START
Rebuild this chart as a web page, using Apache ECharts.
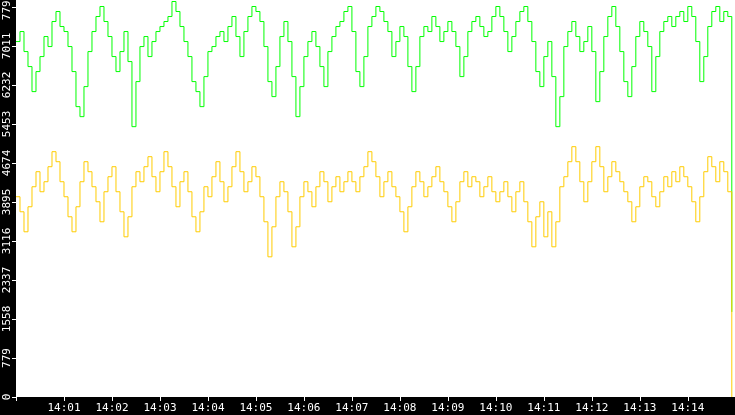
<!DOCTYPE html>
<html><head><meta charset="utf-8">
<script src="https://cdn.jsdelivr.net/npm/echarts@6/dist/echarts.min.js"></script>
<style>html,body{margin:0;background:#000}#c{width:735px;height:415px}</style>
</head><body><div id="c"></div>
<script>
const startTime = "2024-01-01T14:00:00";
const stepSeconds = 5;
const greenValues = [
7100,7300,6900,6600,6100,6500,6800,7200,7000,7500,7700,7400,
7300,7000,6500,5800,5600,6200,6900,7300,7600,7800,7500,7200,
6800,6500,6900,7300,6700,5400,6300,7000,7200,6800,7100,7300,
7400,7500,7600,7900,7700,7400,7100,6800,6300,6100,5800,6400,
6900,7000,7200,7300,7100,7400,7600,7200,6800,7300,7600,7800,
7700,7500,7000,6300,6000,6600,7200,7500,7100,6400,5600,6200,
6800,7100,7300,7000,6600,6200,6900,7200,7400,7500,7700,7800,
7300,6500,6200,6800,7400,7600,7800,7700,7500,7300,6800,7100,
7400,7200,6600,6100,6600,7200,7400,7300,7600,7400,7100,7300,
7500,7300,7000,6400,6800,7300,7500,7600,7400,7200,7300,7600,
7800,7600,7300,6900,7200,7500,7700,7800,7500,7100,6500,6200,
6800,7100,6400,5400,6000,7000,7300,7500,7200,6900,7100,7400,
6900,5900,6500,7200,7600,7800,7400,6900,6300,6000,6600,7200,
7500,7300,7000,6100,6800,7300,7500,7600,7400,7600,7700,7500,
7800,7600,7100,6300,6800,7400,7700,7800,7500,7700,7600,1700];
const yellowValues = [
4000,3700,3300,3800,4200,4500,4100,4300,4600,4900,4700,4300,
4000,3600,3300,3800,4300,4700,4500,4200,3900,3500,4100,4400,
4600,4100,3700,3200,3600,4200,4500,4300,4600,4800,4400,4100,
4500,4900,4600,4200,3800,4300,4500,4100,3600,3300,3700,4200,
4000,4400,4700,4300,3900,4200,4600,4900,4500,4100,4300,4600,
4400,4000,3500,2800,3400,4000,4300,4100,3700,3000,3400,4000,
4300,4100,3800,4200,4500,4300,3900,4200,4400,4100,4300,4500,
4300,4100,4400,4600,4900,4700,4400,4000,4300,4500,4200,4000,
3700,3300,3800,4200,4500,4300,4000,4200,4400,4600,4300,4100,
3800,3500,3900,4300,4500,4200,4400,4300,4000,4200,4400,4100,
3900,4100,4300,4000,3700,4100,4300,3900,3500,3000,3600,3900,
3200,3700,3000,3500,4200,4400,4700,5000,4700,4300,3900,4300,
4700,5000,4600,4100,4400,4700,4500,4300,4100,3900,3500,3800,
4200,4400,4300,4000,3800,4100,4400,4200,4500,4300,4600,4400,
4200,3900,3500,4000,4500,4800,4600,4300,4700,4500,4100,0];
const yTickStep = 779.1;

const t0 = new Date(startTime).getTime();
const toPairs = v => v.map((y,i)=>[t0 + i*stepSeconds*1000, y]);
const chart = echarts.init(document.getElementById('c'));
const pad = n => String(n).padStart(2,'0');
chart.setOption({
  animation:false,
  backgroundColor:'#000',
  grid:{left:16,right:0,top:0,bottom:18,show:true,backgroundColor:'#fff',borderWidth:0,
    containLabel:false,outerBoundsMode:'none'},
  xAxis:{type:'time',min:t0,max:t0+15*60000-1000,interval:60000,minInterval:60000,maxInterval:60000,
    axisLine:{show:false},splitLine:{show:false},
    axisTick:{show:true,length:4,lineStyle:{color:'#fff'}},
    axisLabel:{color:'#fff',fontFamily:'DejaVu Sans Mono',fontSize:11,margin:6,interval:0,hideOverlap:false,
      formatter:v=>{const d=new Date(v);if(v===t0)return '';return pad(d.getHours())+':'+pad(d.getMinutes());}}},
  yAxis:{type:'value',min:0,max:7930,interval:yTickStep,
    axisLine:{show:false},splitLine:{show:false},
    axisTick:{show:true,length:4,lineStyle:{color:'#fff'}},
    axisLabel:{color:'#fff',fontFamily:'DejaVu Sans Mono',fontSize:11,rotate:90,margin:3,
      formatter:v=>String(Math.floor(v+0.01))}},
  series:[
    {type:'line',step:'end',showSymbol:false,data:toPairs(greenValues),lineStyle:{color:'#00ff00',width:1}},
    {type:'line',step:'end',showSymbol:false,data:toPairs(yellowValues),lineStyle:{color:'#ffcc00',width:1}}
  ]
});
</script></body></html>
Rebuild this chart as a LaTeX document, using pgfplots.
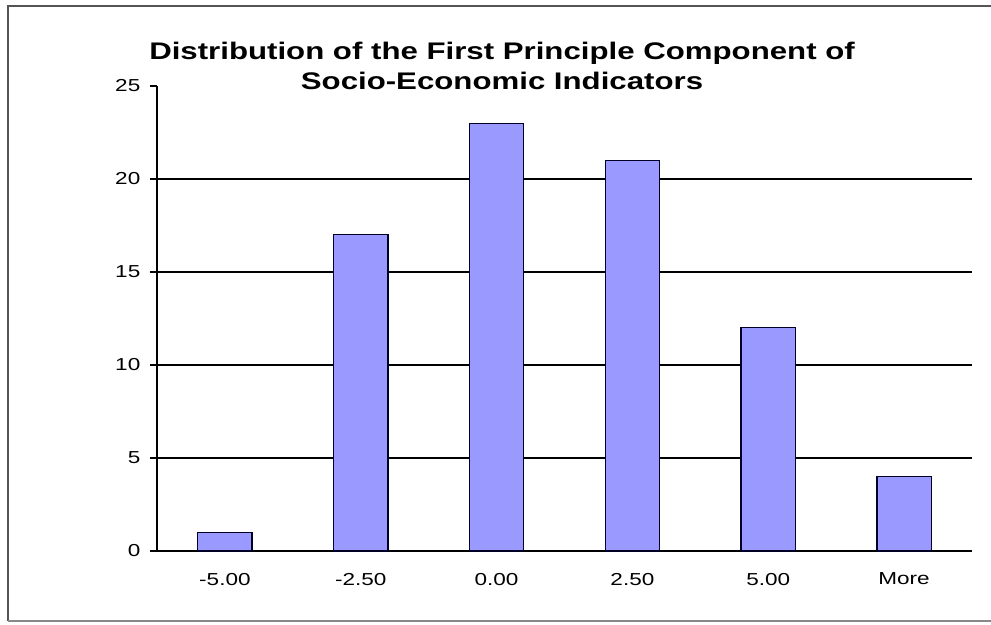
END
→ GIVEN INSTRUCTION
Copy every entry exactly as written. Pictures are excluded.

→ PROBLEM SOLUTION
Rebuild this chart as a web page, using Apache ECharts.
<!DOCTYPE html>
<html><head><meta charset="utf-8">
<script src="https://cdn.jsdelivr.net/npm/echarts@6/dist/echarts.min.js"></script>
<style>html,body{margin:0;background:#000}#c{width:735px;height:415px}</style>
</head><body><div id="c"></div>
<script>
const startTime = "2024-01-01T14:00:00";
const stepSeconds = 5;
const greenValues = [
7100,7300,6900,6600,6100,6500,6800,7200,7000,7500,7700,7400,
7300,7000,6500,5800,5600,6200,6900,7300,7600,7800,7500,7200,
6800,6500,6900,7300,6700,5400,6300,7000,7200,6800,7100,7300,
7400,7500,7600,7900,7700,7400,7100,6800,6300,6100,5800,6400,
6900,7000,7200,7300,7100,7400,7600,7200,6800,7300,7600,7800,
7700,7500,7000,6300,6000,6600,7200,7500,7100,6400,5600,6200,
6800,7100,7300,7000,6600,6200,6900,7200,7400,7500,7700,7800,
7300,6500,6200,6800,7400,7600,7800,7700,7500,7300,6800,7100,
7400,7200,6600,6100,6600,7200,7400,7300,7600,7400,7100,7300,
7500,7300,7000,6400,6800,7300,7500,7600,7400,7200,7300,7600,
7800,7600,7300,6900,7200,7500,7700,7800,7500,7100,6500,6200,
6800,7100,6400,5400,6000,7000,7300,7500,7200,6900,7100,7400,
6900,5900,6500,7200,7600,7800,7400,6900,6300,6000,6600,7200,
7500,7300,7000,6100,6800,7300,7500,7600,7400,7600,7700,7500,
7800,7600,7100,6300,6800,7400,7700,7800,7500,7700,7600,1700];
const yellowValues = [
4000,3700,3300,3800,4200,4500,4100,4300,4600,4900,4700,4300,
4000,3600,3300,3800,4300,4700,4500,4200,3900,3500,4100,4400,
4600,4100,3700,3200,3600,4200,4500,4300,4600,4800,4400,4100,
4500,4900,4600,4200,3800,4300,4500,4100,3600,3300,3700,4200,
4000,4400,4700,4300,3900,4200,4600,4900,4500,4100,4300,4600,
4400,4000,3500,2800,3400,4000,4300,4100,3700,3000,3400,4000,
4300,4100,3800,4200,4500,4300,3900,4200,4400,4100,4300,4500,
4300,4100,4400,4600,4900,4700,4400,4000,4300,4500,4200,4000,
3700,3300,3800,4200,4500,4300,4000,4200,4400,4600,4300,4100,
3800,3500,3900,4300,4500,4200,4400,4300,4000,4200,4400,4100,
3900,4100,4300,4000,3700,4100,4300,3900,3500,3000,3600,3900,
3200,3700,3000,3500,4200,4400,4700,5000,4700,4300,3900,4300,
4700,5000,4600,4100,4400,4700,4500,4300,4100,3900,3500,3800,
4200,4400,4300,4000,3800,4100,4400,4200,4500,4300,4600,4400,
4200,3900,3500,4000,4500,4800,4600,4300,4700,4500,4100,0];
const yTickStep = 779.1;

const t0 = new Date(startTime).getTime();
const toPairs = v => v.map((y,i)=>[t0 + i*stepSeconds*1000, y]);
const chart = echarts.init(document.getElementById('c'));
const pad = n => String(n).padStart(2,'0');
chart.setOption({
  animation:false,
  backgroundColor:'#000',
  grid:{left:16,right:0,top:0,bottom:18,show:true,backgroundColor:'#fff',borderWidth:0,
    containLabel:false,outerBoundsMode:'none'},
  xAxis:{type:'time',min:t0,max:t0+15*60000-1000,interval:60000,minInterval:60000,maxInterval:60000,
    axisLine:{show:false},splitLine:{show:false},
    axisTick:{show:true,length:4,lineStyle:{color:'#fff'}},
    axisLabel:{color:'#fff',fontFamily:'DejaVu Sans Mono',fontSize:11,margin:6,interval:0,hideOverlap:false,
      formatter:v=>{const d=new Date(v);if(v===t0)return '';return pad(d.getHours())+':'+pad(d.getMinutes());}}},
  yAxis:{type:'value',min:0,max:7930,interval:yTickStep,
    axisLine:{show:false},splitLine:{show:false},
    axisTick:{show:true,length:4,lineStyle:{color:'#fff'}},
    axisLabel:{color:'#fff',fontFamily:'DejaVu Sans Mono',fontSize:11,rotate:90,margin:3,
      formatter:v=>String(Math.floor(v+0.01))}},
  series:[
    {type:'line',step:'end',showSymbol:false,data:toPairs(greenValues),lineStyle:{color:'#00ff00',width:1}},
    {type:'line',step:'end',showSymbol:false,data:toPairs(yellowValues),lineStyle:{color:'#ffcc00',width:1}}
  ]
});
</script></body></html>
Rebuild this chart as a LaTeX document, using pgfplots.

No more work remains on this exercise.